Data section:
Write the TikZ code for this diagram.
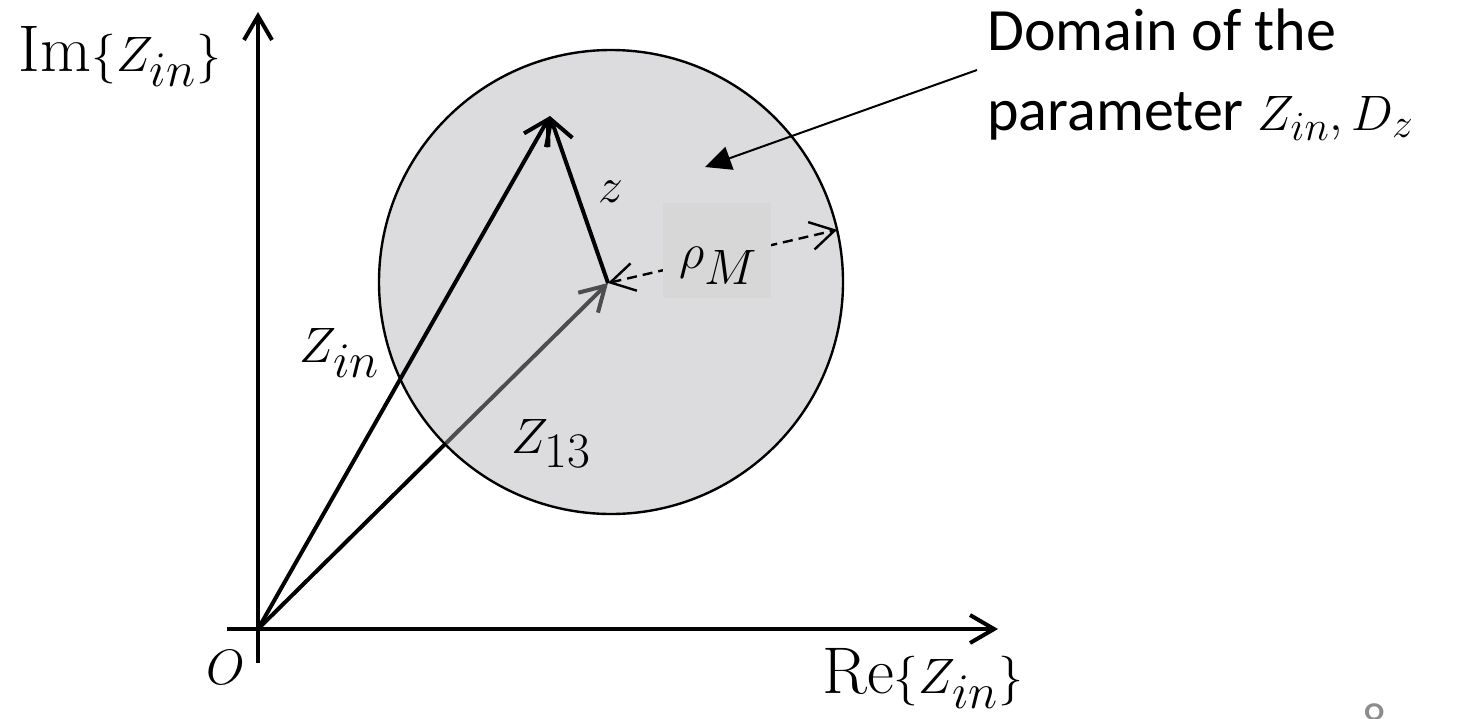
\documentclass[tikz,border=0pt]{standalone}
\usepackage{fontspec}
\usepackage{tikz}
\usetikzlibrary{arrows.meta,positioning}
\newfontfamily\notefont{Carlito}
\definecolor{discfill}{RGB}{176,174,179}
\definecolor{rhofill}{RGB}{215,215,215}
\definecolor{pagegray}{RGB}{140,140,140}

\begin{document}
\begin{tikzpicture}[x=0.5pt,y=-0.5pt,
  axis/.style={-{Straight Barb[length=12pt,width=14pt]},line width=2pt},
  vec/.style={-{Straight Barb[length=12pt,width=14pt]},line width=2pt},
  disc/.style={circle,draw,line width=1.2pt,fill=discfill,fill opacity=0.44,
    minimum size=232pt,inner sep=0pt,outer sep=0pt},
  rad/.style={{Straight Barb[length=12pt,width=14pt]}-{Straight Barb[length=12pt,width=14pt]},
    line width=1.2pt,dash pattern=on 5pt off 3pt},
  rhobox/.style={fill=rhofill,minimum width=54pt,minimum height=47.5pt,inner sep=0pt},
  lbl/.style={inner sep=0pt,anchor=base,font=\fontsize{33}{38}\selectfont},
  note/.style={inner sep=0pt,anchor=base west,align=left,
    font=\notefont\fontsize{30}{40}\selectfont},
  pointer/.style={-{Triangle[length=13pt,width=12pt]},line width=1pt},
]
  \useasboundingbox (0,0) rectangle (1470,718);

  \coordinate (O) at (258,629);
  \coordinate (C) at (608,283);
  \coordinate (T) at (550,116);
  \coordinate (xa) at (227,629);
  \coordinate (xb) at (998,629);
  \coordinate (ya) at (258,663);
  \coordinate (yb) at (258,12);

  % axes
  \draw[axis] (xa) -- (xb);
  \draw[axis] (ya) -- (yb);

  % Z13 goes under the disc
  \draw[vec] (O) -- (C);
  \node[disc] (dom) at (611,282) {};
  \draw[vec] (O) -- (T);
  \draw[vec] (C) -- (T);
  \draw[rad] (C) -- (dom.13.5);
  \node[rhobox] (rho) at (717,250) {};
  \node[lbl] (rhol) at (719,268) {$\rho_M$};

  % labels
  \node[lbl] (im) at (120,71) {$\mathrm{Im}\{Z_{in}\}$};
  \node[lbl] (re) at (923,693) {$\mathrm{Re}\{Z_{in}\}$};
  \node[lbl] (orig) at (226,684) {$O$};
  \node[lbl] (zin) at (340,362) {$Z_{in}$};
  \node[lbl] (z13) at (551,453) {$Z_{13}$};
  \node[lbl] (zl) at (611,202) {$z$};

  % base west of a two-line node sits on its last line
  \node[note] (note) at (987,130) {Domain of the\\parameter $Z_{in}, D_z$};
  \coordinate (tail) at (977,70);
  \coordinate (pin) at (705,167);
  \draw[pointer] (tail) -- (pin);

  \node[inner sep=0pt,anchor=north,text=pagegray,font=\notefont\fontsize{24}{28}\selectfont] (pg) at (1375,703) {8};
\end{tikzpicture}
\end{document}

Task requirements:
Return each line of the data, keeping its wording exact and omitting pictures.

Output:
Write the TikZ code for this diagram.
\documentclass[tikz,border=0pt]{standalone}
\usepackage{fontspec}
\usepackage{tikz}
\usetikzlibrary{arrows.meta,positioning}
\newfontfamily\notefont{Carlito}
\definecolor{discfill}{RGB}{176,174,179}
\definecolor{rhofill}{RGB}{215,215,215}
\definecolor{pagegray}{RGB}{140,140,140}

\begin{document}
\begin{tikzpicture}[x=0.5pt,y=-0.5pt,
  axis/.style={-{Straight Barb[length=12pt,width=14pt]},line width=2pt},
  vec/.style={-{Straight Barb[length=12pt,width=14pt]},line width=2pt},
  disc/.style={circle,draw,line width=1.2pt,fill=discfill,fill opacity=0.44,
    minimum size=232pt,inner sep=0pt,outer sep=0pt},
  rad/.style={{Straight Barb[length=12pt,width=14pt]}-{Straight Barb[length=12pt,width=14pt]},
    line width=1.2pt,dash pattern=on 5pt off 3pt},
  rhobox/.style={fill=rhofill,minimum width=54pt,minimum height=47.5pt,inner sep=0pt},
  lbl/.style={inner sep=0pt,anchor=base,font=\fontsize{33}{38}\selectfont},
  note/.style={inner sep=0pt,anchor=base west,align=left,
    font=\notefont\fontsize{30}{40}\selectfont},
  pointer/.style={-{Triangle[length=13pt,width=12pt]},line width=1pt},
]
  \useasboundingbox (0,0) rectangle (1470,718);

  \coordinate (O) at (258,629);
  \coordinate (C) at (608,283);
  \coordinate (T) at (550,116);
  \coordinate (xa) at (227,629);
  \coordinate (xb) at (998,629);
  \coordinate (ya) at (258,663);
  \coordinate (yb) at (258,12);

  % axes
  \draw[axis] (xa) -- (xb);
  \draw[axis] (ya) -- (yb);

  % Z13 goes under the disc
  \draw[vec] (O) -- (C);
  \node[disc] (dom) at (611,282) {};
  \draw[vec] (O) -- (T);
  \draw[vec] (C) -- (T);
  \draw[rad] (C) -- (dom.13.5);
  \node[rhobox] (rho) at (717,250) {};
  \node[lbl] (rhol) at (719,268) {$\rho_M$};

  % labels
  \node[lbl] (im) at (120,71) {$\mathrm{Im}\{Z_{in}\}$};
  \node[lbl] (re) at (923,693) {$\mathrm{Re}\{Z_{in}\}$};
  \node[lbl] (orig) at (226,684) {$O$};
  \node[lbl] (zin) at (340,362) {$Z_{in}$};
  \node[lbl] (z13) at (551,453) {$Z_{13}$};
  \node[lbl] (zl) at (611,202) {$z$};

  % base west of a two-line node sits on its last line
  \node[note] (note) at (987,130) {Domain of the\\parameter $Z_{in}, D_z$};
  \coordinate (tail) at (977,70);
  \coordinate (pin) at (705,167);
  \draw[pointer] (tail) -- (pin);

  \node[inner sep=0pt,anchor=north,text=pagegray,font=\notefont\fontsize{24}{28}\selectfont] (pg) at (1375,703) {8};
\end{tikzpicture}
\end{document}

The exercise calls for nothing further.